A defining trait of the PCM is the insistence that there is no such thing as the Politically Correct Myth of the American Civil War. A second part of this argument is that there is no such thing as political correctness, just the truth.
One thing I’ve learned since the internet was invented, and especially since the explosion of Civil War blogs, is that there are some extremely skewed views of reality out there. I’m not going to name names, but people who read multiple Civil War blogs, message boards, and web sites with regularity can probably pretty easily pick out examples of extreme “Lost Causers” and “PCers”. I look with rueful incredulity on people who liken the Confederacy to the Third Reich equally as much as those who claim the Civil War had nothing to do with slavery. Both views are ridiculous and do not hold up under even the most cursory examination of the evidence. Slavery, Black Confederates, the causes of the Civil War, who started the war, the legality of secession, and other hot button topics have as much to do with today’s politics as they do with history. It’s why I generally try to avoid those topics on message boards and here at the blog. Nothing good seems to come of it.

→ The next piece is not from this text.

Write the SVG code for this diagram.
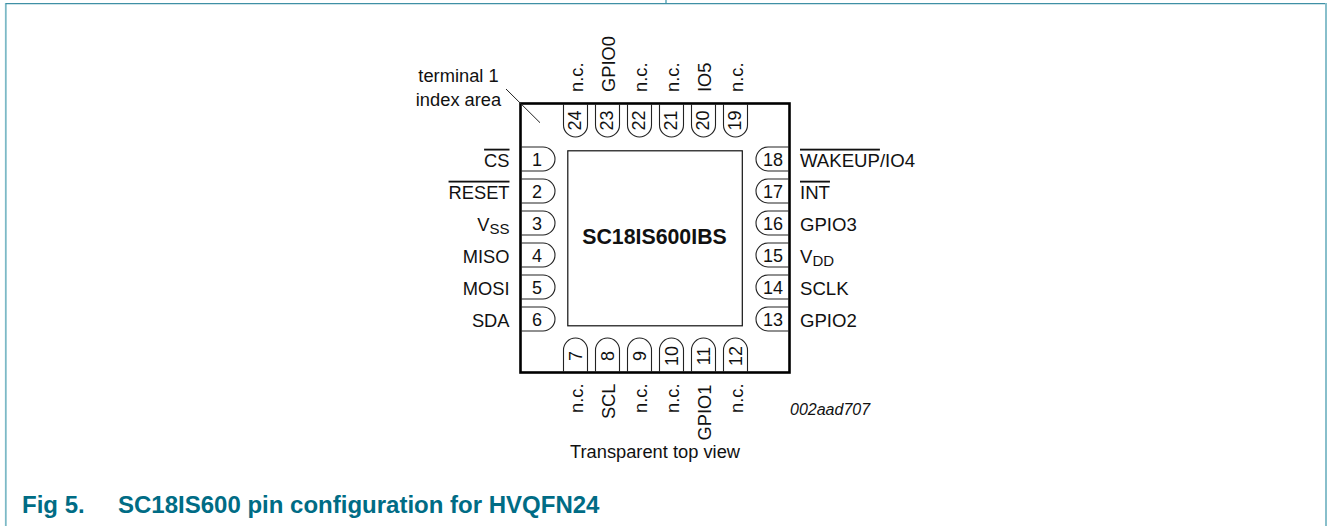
<svg xmlns="http://www.w3.org/2000/svg" width="1327" height="526" viewBox="0 0 1327 526">
<style>
text{font-family:"Liberation Sans",Arial,sans-serif;font-size:18.3px;fill:#111}
.n{font-size:18px;text-anchor:middle}
.l{text-anchor:end}
.t{text-anchor:middle}
.o{text-decoration:overline}
.s{font-size:15px}
.r{font-size:18.6px}
.p{fill:none;stroke:#222;stroke-width:1.1}
.b{fill:none;stroke:#7cb9c6;stroke-width:1.8}
.c{font-size:24px;font-weight:bold;fill:#006c85}
</style>
<rect width="1327" height="526" fill="#fff"/>
<g id="frame"><path class="b" d="M5.8 526V3M1326 526V3M666 0V3"/><path d="M5.8 3.6H1325" fill="none" stroke="#3f90a5" stroke-width="1.4"/></g>
<g id="package">
<rect x="520.5" y="103.5" width="269" height="269" fill="none" stroke="#000" stroke-width="2.6"/>
<rect x="567.8" y="150.8" width="174.5" height="175" fill="none" stroke="#111" stroke-width="1.2"/>
<text x="654.5" y="244" class="t" style="font-size:21.3px;font-weight:bold">SC18IS600IBS</text>
</g>
<g id="connectors"><path d="M506 89L540 122.7" fill="none" stroke="#222" stroke-width="1"/></g>
<g id="index"><text x="458.5" y="82.3" class="t">terminal 1</text><text x="458.5" y="105.7" class="t">index area</text></g>
<g id="pin1"><path class="p" d="M521 147H543a12 12 0 0 1 0 24H521"/><text x="537" y="165.5" class="n">1</text><text x="509.5" y="166.7" class="l"><tspan class="o">CS</tspan></text></g>
<g id="pin2"><path class="p" d="M521 179H543a12 12 0 0 1 0 24H521"/><text x="537" y="197.5" class="n">2</text><text x="509.5" y="198.7" class="l"><tspan class="o">RESET</tspan></text></g>
<g id="pin3"><path class="p" d="M521 211H543a12 12 0 0 1 0 24H521"/><text x="537" y="229.5" class="n">3</text><text x="509.5" y="230.7" class="l">V<tspan class="s" dy="3">SS</tspan></text></g>
<g id="pin4"><path class="p" d="M521 243H543a12 12 0 0 1 0 24H521"/><text x="537" y="261.5" class="n">4</text><text x="509.5" y="262.7" class="l">MISO</text></g>
<g id="pin5"><path class="p" d="M521 275H543a12 12 0 0 1 0 24H521"/><text x="537" y="293.5" class="n">5</text><text x="509.5" y="294.7" class="l">MOSI</text></g>
<g id="pin6"><path class="p" d="M521 307H543a12 12 0 0 1 0 24H521"/><text x="537" y="325.5" class="n">6</text><text x="509.5" y="326.7" class="l">SDA</text></g>
<g id="pin7"><path class="p" d="M563.5 372V350a12 12 0 0 1 24 0V372"/><text transform="translate(581.8 356) rotate(-90)" class="n">7</text><text transform="translate(582.5 383.5) rotate(-90)" class="l">n.c.</text></g>
<g id="pin8"><path class="p" d="M595.5 372V350a12 12 0 0 1 24 0V372"/><text transform="translate(613.8 356) rotate(-90)" class="n">8</text><text transform="translate(614.5 383.5) rotate(-90)" class="l">SCL</text></g>
<g id="pin9"><path class="p" d="M627.5 372V350a12 12 0 0 1 24 0V372"/><text transform="translate(645.8 356) rotate(-90)" class="n">9</text><text transform="translate(646.5 383.5) rotate(-90)" class="l">n.c.</text></g>
<g id="pin10"><path class="p" d="M659.5 372V350a12 12 0 0 1 24 0V372"/><text transform="translate(677.8 356) rotate(-90)" class="n">10</text><text transform="translate(678.5 383.5) rotate(-90)" class="l">n.c.</text></g>
<g id="pin11"><path class="p" d="M691.5 372V350a12 12 0 0 1 24 0V372"/><text transform="translate(709.8 356) rotate(-90)" class="n">11</text><text transform="translate(710.5 384.5) rotate(-90)" class="l">GPIO1</text></g>
<g id="pin12"><path class="p" d="M723.5 372V350a12 12 0 0 1 24 0V372"/><text transform="translate(741.8 356) rotate(-90)" class="n">12</text><text transform="translate(742.5 383.5) rotate(-90)" class="l">n.c.</text></g>
<g id="pin13"><path class="p" d="M789 307H768a12 12 0 0 0 0 24H789"/><text x="773" y="325.5" class="n">13</text><text x="800" y="326.7" class="r">GPIO2</text></g>
<g id="pin14"><path class="p" d="M789 275H768a12 12 0 0 0 0 24H789"/><text x="773" y="293.5" class="n">14</text><text x="800" y="294.7" class="r">SCLK</text></g>
<g id="pin15"><path class="p" d="M789 243H768a12 12 0 0 0 0 24H789"/><text x="773" y="261.5" class="n">15</text><text x="800" y="262.7" class="r">V<tspan class="s" dy="3">DD</tspan></text></g>
<g id="pin16"><path class="p" d="M789 211H768a12 12 0 0 0 0 24H789"/><text x="773" y="229.5" class="n">16</text><text x="800" y="230.7" class="r">GPIO3</text></g>
<g id="pin17"><path class="p" d="M789 179H768a12 12 0 0 0 0 24H789"/><text x="773" y="197.5" class="n">17</text><text x="800" y="198.7" class="r"><tspan class="o">INT</tspan></text></g>
<g id="pin18"><path class="p" d="M789 147H768a12 12 0 0 0 0 24H789"/><text x="773" y="165.5" class="n">18</text><text x="800" y="166.7" class="r"><tspan class="o">WAKEUP</tspan>/IO4</text></g>
<g id="pin19"><path class="p" d="M723.5 104V125a12 12 0 0 0 24 0V104"/><text transform="translate(741 120.5) rotate(-90)" class="n">19</text><text transform="translate(742.5 92) rotate(-90)">n.c.</text></g>
<g id="pin20"><path class="p" d="M691.5 104V125a12 12 0 0 0 24 0V104"/><text transform="translate(709 120.5) rotate(-90)" class="n">20</text><text transform="translate(710.5 92) rotate(-90)">IO5</text></g>
<g id="pin21"><path class="p" d="M659.5 104V125a12 12 0 0 0 24 0V104"/><text transform="translate(677 120.5) rotate(-90)" class="n">21</text><text transform="translate(678.5 92) rotate(-90)">n.c.</text></g>
<g id="pin22"><path class="p" d="M627.5 104V125a12 12 0 0 0 24 0V104"/><text transform="translate(645 120.5) rotate(-90)" class="n">22</text><text transform="translate(646.5 92) rotate(-90)">n.c.</text></g>
<g id="pin23"><path class="p" d="M595.5 104V125a12 12 0 0 0 24 0V104"/><text transform="translate(613 120.5) rotate(-90)" class="n">23</text><text transform="translate(614.5 92) rotate(-90)">GPIO0</text></g>
<g id="pin24"><path class="p" d="M563.5 104V125a12 12 0 0 0 24 0V104"/><text transform="translate(581 120.5) rotate(-90)" class="n">24</text><text transform="translate(582.5 92) rotate(-90)">n.c.</text></g>
<g id="notes">
<text x="790" y="415" style="font-size:16px;font-style:italic">002aad707</text>
<text x="655" y="458" class="t">Transparent top view</text>
</g>
<g id="caption">
<text x="22" y="512.5" class="c">Fig 5.</text>
<text x="118" y="512.5" class="c">SC18IS600 pin configuration for HVQFN24</text>
</g>
</svg>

I’m glad Jim wrote about the “politically correct” viewpoint on the Civil War, however. In my opinion, not as much derision is directed at this group as is warranted. I do grow tired of those who choose to mock Southerners with ridiculous strawman arguments, stereotype all Southerners, or throw up an image, a painting, a video, or something else supposedly representing Southerners only to offer extremely biased, condescending, and ultimately flawed “interpretation” of what it means. Ultimately, this serves no good purpose and makes you look just as foolish as the DiLorenzo’s of the world.